_PROMPT_:
The lines below are to be quoted exactly, from the first through the one that contains "import plotly.graph_objects as go".
╭─ TASK DATA
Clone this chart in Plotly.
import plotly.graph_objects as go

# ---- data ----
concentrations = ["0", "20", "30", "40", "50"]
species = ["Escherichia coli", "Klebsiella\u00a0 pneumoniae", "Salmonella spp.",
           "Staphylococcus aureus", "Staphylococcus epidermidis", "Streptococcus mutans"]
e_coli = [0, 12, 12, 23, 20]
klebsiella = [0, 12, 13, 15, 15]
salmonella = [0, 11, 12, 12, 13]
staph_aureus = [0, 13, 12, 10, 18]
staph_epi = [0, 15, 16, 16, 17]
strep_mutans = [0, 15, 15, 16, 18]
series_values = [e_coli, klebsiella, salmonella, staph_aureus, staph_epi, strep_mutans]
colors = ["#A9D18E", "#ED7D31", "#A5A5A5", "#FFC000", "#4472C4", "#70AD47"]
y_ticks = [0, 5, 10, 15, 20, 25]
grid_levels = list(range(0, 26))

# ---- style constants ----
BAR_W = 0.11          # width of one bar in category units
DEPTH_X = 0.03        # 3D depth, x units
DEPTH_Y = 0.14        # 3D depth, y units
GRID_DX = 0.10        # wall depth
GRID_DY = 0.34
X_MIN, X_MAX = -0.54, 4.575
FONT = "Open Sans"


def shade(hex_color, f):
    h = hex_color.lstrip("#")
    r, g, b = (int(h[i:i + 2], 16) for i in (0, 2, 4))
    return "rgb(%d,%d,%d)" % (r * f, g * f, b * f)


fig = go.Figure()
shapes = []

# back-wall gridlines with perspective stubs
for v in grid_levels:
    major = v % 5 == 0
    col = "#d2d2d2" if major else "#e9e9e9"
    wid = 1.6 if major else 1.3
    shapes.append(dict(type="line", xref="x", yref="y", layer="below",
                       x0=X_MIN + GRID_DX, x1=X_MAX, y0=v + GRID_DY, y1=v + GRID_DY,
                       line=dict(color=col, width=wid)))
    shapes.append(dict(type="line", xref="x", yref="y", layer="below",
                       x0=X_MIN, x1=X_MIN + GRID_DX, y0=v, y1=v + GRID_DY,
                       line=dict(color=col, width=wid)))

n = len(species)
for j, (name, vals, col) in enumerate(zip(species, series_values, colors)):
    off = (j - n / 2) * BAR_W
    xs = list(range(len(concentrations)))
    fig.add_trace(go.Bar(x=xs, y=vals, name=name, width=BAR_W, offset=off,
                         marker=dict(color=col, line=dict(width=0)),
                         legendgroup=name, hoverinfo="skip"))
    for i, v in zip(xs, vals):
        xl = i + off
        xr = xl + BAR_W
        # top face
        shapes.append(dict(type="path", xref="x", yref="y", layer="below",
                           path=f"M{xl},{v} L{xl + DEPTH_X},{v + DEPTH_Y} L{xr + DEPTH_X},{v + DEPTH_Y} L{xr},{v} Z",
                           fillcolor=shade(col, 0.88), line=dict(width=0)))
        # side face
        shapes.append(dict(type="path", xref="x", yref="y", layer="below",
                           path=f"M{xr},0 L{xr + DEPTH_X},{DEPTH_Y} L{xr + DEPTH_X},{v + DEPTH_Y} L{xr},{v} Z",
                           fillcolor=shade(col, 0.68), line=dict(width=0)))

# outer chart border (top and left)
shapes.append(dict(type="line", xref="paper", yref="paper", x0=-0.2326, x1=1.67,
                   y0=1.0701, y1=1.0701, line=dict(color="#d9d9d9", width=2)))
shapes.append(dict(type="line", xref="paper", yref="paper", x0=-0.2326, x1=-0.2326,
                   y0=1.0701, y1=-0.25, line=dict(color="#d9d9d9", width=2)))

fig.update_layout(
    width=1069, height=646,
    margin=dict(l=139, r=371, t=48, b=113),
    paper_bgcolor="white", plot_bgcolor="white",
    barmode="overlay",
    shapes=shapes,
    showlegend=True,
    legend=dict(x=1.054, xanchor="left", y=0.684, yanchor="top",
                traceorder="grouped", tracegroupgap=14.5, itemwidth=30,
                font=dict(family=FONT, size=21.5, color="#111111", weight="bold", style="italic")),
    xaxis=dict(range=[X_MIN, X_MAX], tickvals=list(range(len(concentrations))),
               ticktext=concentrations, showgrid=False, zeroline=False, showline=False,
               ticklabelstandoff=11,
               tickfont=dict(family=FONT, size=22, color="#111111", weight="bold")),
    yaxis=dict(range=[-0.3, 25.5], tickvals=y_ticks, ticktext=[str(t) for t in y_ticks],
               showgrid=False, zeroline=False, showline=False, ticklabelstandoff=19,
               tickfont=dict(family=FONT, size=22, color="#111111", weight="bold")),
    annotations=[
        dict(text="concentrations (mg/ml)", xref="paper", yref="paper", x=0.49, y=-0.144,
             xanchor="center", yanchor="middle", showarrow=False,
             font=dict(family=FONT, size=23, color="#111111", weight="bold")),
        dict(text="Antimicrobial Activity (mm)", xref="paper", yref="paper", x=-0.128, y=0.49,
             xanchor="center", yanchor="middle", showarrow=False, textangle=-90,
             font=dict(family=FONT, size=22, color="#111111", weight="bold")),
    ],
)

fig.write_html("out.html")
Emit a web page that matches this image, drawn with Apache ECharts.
╰─
_ANSWER TO THIS TASK_:
Clone this chart in Plotly.
import plotly.graph_objects as go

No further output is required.